Triple Crossing is a crime thriller by Sebastian Rotella, who clearly knows his stuff when it comes to borders. Two play prominent roles here: the one between the U.S. and Mexico, specifically at Tijuana, and the so-called Triple Border, a no-man's land where Brazil, Argentina, and Paraguay meet.

The novel uses two protagonists, and throughout the book the chapters alternate from two points of view. One is Valentine Pescatore, a U.S. Border Patrol agent who is young, impetuous, and just barely on the side of the law. The second is Mendez, a stoic, noble ex-journalist who has been tapped to head a government organization that looks into Mexican police corruption.

The two men are on the same side, but have a mutual distrust of each other. "Mendez had a visceral nationalistic aversion to Border Patrol agents. Although he did not work with The Patrol, from a distance they reminded him of a species he had come to loathe during his year among the gray skies and gray buildings of the University of Michigan: fraternity boys. They had struck him as crude, swaggering, well-off rednecks with a clannish mentality that reeked of racism and fascism."

Indeed, Rotella doesn't paint the Border Patrol with a very complimentary brush. In the opening chapter, Pescatore impulsively chases a suspect over the fence and into Tijuana, a definite no-no. To avoid charges, he works with a beautiful agent, Isabel Puente, who has him go undercover to bust a crooked agent named Garrison. Pescatore falls in love with Puente, and in a weak spot in the book she succumbs to his cowboy charms.

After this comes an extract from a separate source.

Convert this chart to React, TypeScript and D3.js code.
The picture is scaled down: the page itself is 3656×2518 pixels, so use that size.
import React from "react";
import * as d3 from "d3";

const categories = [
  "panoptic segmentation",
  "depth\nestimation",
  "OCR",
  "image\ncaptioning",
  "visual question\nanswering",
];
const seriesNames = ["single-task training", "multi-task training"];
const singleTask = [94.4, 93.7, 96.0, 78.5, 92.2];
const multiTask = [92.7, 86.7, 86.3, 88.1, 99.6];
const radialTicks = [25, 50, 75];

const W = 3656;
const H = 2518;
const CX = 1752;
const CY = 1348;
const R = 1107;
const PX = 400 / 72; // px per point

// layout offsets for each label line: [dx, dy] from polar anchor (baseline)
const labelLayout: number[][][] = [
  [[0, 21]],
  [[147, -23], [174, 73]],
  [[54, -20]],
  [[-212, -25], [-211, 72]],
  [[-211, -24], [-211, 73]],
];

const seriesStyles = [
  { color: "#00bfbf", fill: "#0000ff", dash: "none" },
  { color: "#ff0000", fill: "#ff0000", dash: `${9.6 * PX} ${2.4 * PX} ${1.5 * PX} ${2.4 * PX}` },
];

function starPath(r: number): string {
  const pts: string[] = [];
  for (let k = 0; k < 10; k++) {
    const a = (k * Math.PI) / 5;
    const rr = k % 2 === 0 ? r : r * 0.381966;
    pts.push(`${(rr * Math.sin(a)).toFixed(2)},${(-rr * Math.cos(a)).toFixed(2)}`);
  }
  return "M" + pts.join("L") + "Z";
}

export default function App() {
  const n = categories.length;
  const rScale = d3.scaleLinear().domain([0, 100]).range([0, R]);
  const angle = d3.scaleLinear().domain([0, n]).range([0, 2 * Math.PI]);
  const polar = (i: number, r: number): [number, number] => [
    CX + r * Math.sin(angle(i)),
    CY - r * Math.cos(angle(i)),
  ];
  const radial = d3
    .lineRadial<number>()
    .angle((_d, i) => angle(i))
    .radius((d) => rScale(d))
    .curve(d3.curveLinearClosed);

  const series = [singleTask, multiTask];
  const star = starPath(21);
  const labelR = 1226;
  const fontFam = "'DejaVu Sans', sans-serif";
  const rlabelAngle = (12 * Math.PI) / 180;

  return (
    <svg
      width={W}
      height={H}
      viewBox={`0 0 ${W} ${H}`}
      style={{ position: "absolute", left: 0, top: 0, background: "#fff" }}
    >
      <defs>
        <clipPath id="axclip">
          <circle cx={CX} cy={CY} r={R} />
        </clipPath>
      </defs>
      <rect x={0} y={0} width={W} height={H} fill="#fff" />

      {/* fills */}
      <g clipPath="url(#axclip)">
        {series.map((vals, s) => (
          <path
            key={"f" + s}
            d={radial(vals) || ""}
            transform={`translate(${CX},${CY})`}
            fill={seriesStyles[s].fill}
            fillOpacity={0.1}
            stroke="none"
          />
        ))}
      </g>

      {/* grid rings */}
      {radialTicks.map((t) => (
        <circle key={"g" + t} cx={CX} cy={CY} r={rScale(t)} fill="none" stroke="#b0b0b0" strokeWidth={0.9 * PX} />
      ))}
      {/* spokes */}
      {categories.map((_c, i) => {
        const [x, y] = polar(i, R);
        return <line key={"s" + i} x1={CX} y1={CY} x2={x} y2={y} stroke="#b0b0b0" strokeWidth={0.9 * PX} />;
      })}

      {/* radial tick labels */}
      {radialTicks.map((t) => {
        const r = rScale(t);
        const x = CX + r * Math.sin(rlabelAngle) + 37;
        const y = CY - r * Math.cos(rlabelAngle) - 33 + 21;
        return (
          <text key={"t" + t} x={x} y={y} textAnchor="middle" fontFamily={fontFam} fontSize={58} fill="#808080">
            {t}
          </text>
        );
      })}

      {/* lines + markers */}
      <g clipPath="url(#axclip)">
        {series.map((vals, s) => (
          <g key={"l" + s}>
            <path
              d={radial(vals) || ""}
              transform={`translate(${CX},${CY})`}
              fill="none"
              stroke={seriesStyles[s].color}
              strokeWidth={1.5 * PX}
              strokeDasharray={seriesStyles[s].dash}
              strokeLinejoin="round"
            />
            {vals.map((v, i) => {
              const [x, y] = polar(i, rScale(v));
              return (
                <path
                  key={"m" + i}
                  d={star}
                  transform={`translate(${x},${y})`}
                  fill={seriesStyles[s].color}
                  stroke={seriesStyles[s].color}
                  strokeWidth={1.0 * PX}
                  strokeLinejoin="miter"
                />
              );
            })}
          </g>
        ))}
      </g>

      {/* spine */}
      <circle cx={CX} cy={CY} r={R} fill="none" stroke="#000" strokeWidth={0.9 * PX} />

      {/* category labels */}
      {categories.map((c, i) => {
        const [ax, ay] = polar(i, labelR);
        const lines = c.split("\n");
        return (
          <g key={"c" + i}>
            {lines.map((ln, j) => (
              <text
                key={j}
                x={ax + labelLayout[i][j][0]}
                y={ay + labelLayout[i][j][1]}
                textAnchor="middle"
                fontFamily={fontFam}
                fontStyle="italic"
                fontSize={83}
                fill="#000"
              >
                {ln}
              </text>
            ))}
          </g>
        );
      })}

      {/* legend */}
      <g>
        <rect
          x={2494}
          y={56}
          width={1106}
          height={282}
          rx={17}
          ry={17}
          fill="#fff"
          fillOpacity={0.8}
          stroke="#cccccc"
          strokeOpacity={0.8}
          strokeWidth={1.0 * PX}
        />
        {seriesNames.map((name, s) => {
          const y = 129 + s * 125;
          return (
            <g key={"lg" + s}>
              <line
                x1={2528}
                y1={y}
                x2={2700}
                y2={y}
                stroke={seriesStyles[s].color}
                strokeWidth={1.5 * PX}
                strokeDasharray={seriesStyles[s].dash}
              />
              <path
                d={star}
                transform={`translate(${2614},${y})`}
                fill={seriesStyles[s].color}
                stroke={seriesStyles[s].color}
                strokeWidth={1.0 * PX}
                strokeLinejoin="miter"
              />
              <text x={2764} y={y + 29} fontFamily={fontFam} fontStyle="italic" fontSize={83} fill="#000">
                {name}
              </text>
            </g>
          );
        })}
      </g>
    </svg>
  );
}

Mendez is looking to bring down a drug lord called Junior, who is the nephew of a senator, and is practically untouchable. Through a series of misadventures, Pescatore ends up in deep cover with Junior's gang, vouched for by a menacing but compassionate henchman called Buffalo. They all end up at the Triple Border, which Rotello describes thusly: "Pescatore saw signs in Portugese, Spanish, English, Asian languages, a warning about product piracy, a shingle that said ALI BABA AND CO. Women in Muslim veils passed a man arranging pornography on a rack. A contingent of shaven-headed Asian monks went by. They wore sandals and billowing brown robes; they seemed to float through the melee of buying and selling, loading and unloading, everyone jabbering into cell phones and radios."

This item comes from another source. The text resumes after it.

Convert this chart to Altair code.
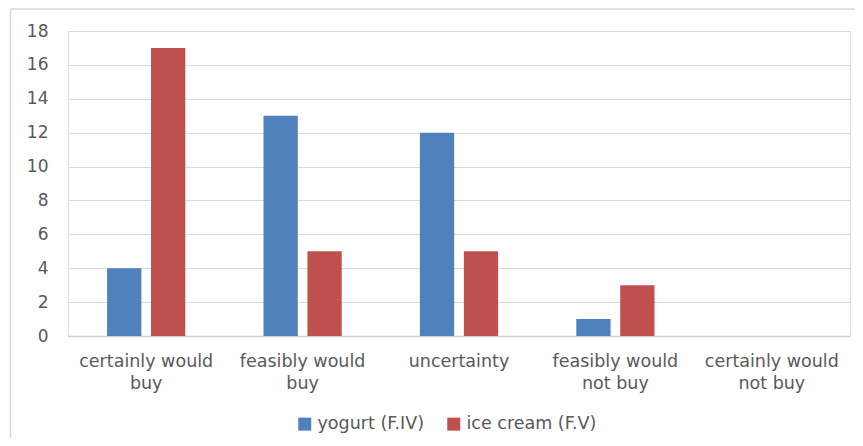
import altair as alt
import pandas as pd

categories = ["certainly would buy", "feasibly would buy", "uncertainty",
              "feasibly would not buy", "certainly would not buy"]
wrapped = [["certainly would", "buy"], ["feasibly would", "buy"], ["uncertainty"],
           ["feasibly would", "not buy"], ["certainly would", "not buy"]]
series = ["yogurt (F.IV)", "ice cream (F.V)"]
yogurt = [4, 13, 12, 1, 0]
ice_cream = [17, 5, 5, 3, 0]
colors = ["#4f81bd", "#c0504d"]

rows = []
for c, a, b in zip(categories, yogurt, ice_cream):
    rows.append({"category": c, "series": series[0], "value": a})
    rows.append({"category": c, "series": series[1], "value": b})
df = pd.DataFrame(rows)

label_map = "{" + ",".join(
    "'%s': [%s]" % (c, ",".join("'%s'" % p for p in w)) for c, w in zip(categories, wrapped)
) + "}"

FONT = "DejaVu Sans"
TXT = "#595959"

bars = alt.Chart(df).mark_bar().encode(
    x=alt.X("category:N", sort=categories,
            scale=alt.Scale(paddingInner=0.5, paddingOuter=0.25),
            axis=alt.Axis(title=None, labelAngle=0, ticks=False, domain=True,
                          domainColor="#d0d0d0", domainWidth=1.5,
                          labelExpr=label_map + "[datum.value]",
                          labelFont=FONT, labelFontSize=17.5, labelColor=TXT,
                          labelPadding=16, labelLineHeight=22, labelBaseline="top")),
    xOffset=alt.XOffset("series:N", sort=series,
                        scale=alt.Scale(paddingInner=0.22, paddingOuter=0)),
    y=alt.Y("value:Q", scale=alt.Scale(domain=[0, 18]),
            axis=alt.Axis(title=None, values=list(range(0, 19, 2)), ticks=False,
                          domain=False, grid=True, gridColor="#d9d9d9", gridWidth=1,
                          labelFont=FONT, labelFontSize=17, labelColor=TXT,
                          labelPadding=20)),
    color=alt.Color("series:N", sort=series,
                    scale=alt.Scale(domain=series, range=colors),
                    legend=alt.Legend(title=None, orient="none", direction="horizontal",
                                      legendX=228, legendY=384,
                                      symbolType="square", symbolSize=169,
                                      symbolStrokeWidth=0,
                                      labelFont=FONT, labelFontSize=17.5, labelColor=TXT,
                                      columnPadding=21, labelOffset=4)),
)

edge = pd.DataFrame({"a": [0]})
top_border = alt.Chart(edge).mark_rule(color="#d9d9d9", strokeWidth=1.5, clip=False).encode(
    x=alt.value(-57.5), x2=alt.value(900), y=alt.value(-22)
)
left_border = alt.Chart(edge).mark_rule(color="#d9d9d9", strokeWidth=1.5, clip=False).encode(
    x=alt.value(-57.5), y=alt.value(-22), y2=alt.value(450)
)

chart = alt.layer(top_border, left_border, bars).properties(
    width=782, height=305,
    autosize=alt.AutoSizeParams(type="none"),
    padding={"left": 60, "top": 23, "right": 5, "bottom": 102},
).configure_view(stroke=None).configure(background="white")

chart.save("out.html", embed_options={"renderer": "svg", "actions": False})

Rotella's knowledge of the subject helps make up for the lack of storytelling. At a certain point I became weary of the usual depictions of drug kingpins and their minions, and Mendez, while an admirable character, seems a bit too good to be true. Occasionally, though, Rotella dazzles with bits of prose that seem out of left field: "The pianist was a senior citizen with a somewhat mildewed dignity. His backswept gray hair aspired to a Beethoven-like mane; he shook it occasionally for emphasis. His three-piece suit had a velvety sheen and looked no younger than him."